As I have already said, no preparation of any kind had been made for the experiment. It was merely the result of a desire to see if anything could be produced through this sensitive, under extremely difficult conditions—conditions which we considered as so utterly bad as to make failure a certainty.

We did not even possess a chair of any kind for the sensitive or ourselves to sit upon, so we placed for his use a board on top of the iron cooking-range which was fixed in the kitchen-portion of the caravan, whilst we sat upon the two couches which were used as beds in the living-portion of the caravan. There was no music, no powerful "human battery" in the shape of a number of picked sitters; in fact, the conditions were just about as bad as they could possibly be, and yet, within ten minutes of my locking the door behind us, the figure of a tall man stood before us, a man so tall that he was compelled to bow his head as he passed under the six-foot high partition which separated the two sections of the caravan.

He said, "I am Colonel — who was 'killed,' as you say, at the battle of — in Egypt.
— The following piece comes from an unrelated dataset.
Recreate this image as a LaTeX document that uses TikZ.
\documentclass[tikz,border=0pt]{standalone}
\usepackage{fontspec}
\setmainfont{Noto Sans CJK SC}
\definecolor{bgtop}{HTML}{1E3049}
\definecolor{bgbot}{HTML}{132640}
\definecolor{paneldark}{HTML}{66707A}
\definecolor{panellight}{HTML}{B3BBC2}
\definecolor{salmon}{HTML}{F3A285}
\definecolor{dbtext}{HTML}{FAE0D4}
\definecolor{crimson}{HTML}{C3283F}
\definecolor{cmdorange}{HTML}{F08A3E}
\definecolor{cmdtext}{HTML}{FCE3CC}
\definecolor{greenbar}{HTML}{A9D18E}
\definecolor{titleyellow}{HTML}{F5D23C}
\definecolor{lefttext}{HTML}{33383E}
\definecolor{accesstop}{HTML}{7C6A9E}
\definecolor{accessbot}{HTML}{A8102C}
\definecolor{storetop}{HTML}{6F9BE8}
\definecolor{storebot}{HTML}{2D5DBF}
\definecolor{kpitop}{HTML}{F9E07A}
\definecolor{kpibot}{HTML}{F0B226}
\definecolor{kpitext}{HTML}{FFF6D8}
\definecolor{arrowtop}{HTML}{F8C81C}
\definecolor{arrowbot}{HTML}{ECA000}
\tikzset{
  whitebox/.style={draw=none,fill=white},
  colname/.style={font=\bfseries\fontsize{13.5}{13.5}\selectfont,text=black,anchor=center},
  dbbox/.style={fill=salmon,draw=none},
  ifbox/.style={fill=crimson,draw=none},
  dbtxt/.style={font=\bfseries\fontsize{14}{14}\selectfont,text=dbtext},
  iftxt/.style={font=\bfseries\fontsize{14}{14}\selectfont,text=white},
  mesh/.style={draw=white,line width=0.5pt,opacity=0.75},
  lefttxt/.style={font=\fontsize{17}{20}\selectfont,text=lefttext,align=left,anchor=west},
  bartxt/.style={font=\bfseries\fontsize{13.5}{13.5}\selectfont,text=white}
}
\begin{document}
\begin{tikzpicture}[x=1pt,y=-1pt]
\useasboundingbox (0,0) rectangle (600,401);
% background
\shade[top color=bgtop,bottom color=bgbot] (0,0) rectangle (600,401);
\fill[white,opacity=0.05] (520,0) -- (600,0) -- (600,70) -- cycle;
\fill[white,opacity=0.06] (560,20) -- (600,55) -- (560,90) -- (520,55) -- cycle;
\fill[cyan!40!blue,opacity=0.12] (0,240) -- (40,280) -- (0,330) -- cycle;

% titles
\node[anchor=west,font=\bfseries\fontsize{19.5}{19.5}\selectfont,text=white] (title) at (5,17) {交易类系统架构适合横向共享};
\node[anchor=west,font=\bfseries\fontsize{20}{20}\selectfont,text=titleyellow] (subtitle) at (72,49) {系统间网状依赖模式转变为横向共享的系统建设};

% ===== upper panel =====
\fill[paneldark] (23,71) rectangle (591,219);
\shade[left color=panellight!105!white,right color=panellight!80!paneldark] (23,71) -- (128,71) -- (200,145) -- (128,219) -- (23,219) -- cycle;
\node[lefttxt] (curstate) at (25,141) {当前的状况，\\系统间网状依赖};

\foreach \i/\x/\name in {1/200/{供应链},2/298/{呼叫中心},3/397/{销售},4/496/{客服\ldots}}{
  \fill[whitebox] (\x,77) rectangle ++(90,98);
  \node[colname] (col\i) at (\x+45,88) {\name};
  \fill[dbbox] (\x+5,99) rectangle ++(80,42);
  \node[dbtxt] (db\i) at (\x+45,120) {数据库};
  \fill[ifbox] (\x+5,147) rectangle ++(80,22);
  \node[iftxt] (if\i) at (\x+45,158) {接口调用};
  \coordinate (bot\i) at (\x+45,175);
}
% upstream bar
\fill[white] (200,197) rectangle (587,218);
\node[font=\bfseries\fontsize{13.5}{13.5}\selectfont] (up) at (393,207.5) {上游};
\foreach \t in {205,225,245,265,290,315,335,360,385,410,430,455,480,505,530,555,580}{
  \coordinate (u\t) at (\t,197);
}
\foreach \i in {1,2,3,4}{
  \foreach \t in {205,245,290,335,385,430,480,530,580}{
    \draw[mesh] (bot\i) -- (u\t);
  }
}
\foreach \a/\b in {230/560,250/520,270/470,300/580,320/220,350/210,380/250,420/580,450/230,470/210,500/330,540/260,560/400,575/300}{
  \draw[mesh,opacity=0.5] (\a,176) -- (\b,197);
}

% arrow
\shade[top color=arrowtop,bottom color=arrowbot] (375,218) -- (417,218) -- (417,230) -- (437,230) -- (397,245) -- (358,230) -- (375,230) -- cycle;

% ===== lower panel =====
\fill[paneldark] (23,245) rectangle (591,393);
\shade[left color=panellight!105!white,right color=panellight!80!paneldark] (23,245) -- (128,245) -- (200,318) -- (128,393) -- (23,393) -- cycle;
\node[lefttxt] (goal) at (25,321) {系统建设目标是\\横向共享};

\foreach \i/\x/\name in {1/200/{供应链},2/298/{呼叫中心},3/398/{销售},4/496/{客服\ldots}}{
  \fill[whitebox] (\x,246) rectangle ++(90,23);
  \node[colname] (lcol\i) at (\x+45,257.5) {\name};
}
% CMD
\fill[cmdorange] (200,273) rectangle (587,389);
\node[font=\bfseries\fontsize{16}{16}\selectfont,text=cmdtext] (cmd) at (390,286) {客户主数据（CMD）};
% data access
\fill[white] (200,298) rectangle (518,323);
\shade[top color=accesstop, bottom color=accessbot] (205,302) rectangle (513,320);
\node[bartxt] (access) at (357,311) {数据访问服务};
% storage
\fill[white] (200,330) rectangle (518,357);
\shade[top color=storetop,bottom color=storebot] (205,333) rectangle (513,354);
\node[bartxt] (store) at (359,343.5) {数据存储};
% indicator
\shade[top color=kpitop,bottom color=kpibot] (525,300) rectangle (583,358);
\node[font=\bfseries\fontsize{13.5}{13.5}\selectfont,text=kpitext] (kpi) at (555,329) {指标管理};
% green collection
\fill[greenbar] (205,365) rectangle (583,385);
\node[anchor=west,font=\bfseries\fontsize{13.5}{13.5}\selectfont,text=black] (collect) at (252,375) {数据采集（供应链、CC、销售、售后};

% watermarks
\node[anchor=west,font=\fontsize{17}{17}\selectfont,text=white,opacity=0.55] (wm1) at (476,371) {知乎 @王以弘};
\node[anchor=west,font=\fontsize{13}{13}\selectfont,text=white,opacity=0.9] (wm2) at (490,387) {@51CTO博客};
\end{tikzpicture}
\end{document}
For many years during my earth-life I was deeply interested in materializations, and spent the last night of my life in England experimenting with this very sensitive; and it is a great pleasure to me to be able to return to you—strangers though you both are to me—through him. To prove to you that I am not the sensitive masquerading before you, will you please come here and stand close to me, and so settle the matter for yourself?"

I at once rose and stood beside him, almost touching him. I then discovered that not only were his features and his coloring totally different from those of the sensitive, but that he towered above me, standing, as nearly as I could judge, six foot two or three inches, and was certainly four inches taller than either the sensitive or myself.

Whilst thus standing beside him, and at a distance of about eight feet from the sensitive, we could both hear the unfortunate man moving uneasily on his hard seat on the kitchen-range, sighing and moaning as if in pain.

The entity remained with us for about three minutes, and his place was then taken by a slightly built young man, standing about five feet nine inches, one claiming to be a recently deceased member of the royal family. He talked with us in a soft and pleasing voice, finally whispering a private message to my companion, asking him to deliver it to his mother, Queen —.

Experiment No. 2

Place—Peckham Rye, London, S. E. Sensitive A, male, aged about 46.

An almost equally hopeless task was set this sensitive by the owner of the caravan and myself when we experimented with him at midday on a brilliant morning in July, with sunlight streaming into the room round the edges of the drawn down window-blinds, and round the top, sides, and bottom of the heavy window-curtains, which we had pinned together in a vain attempt to keep out the sunlight during the experiment.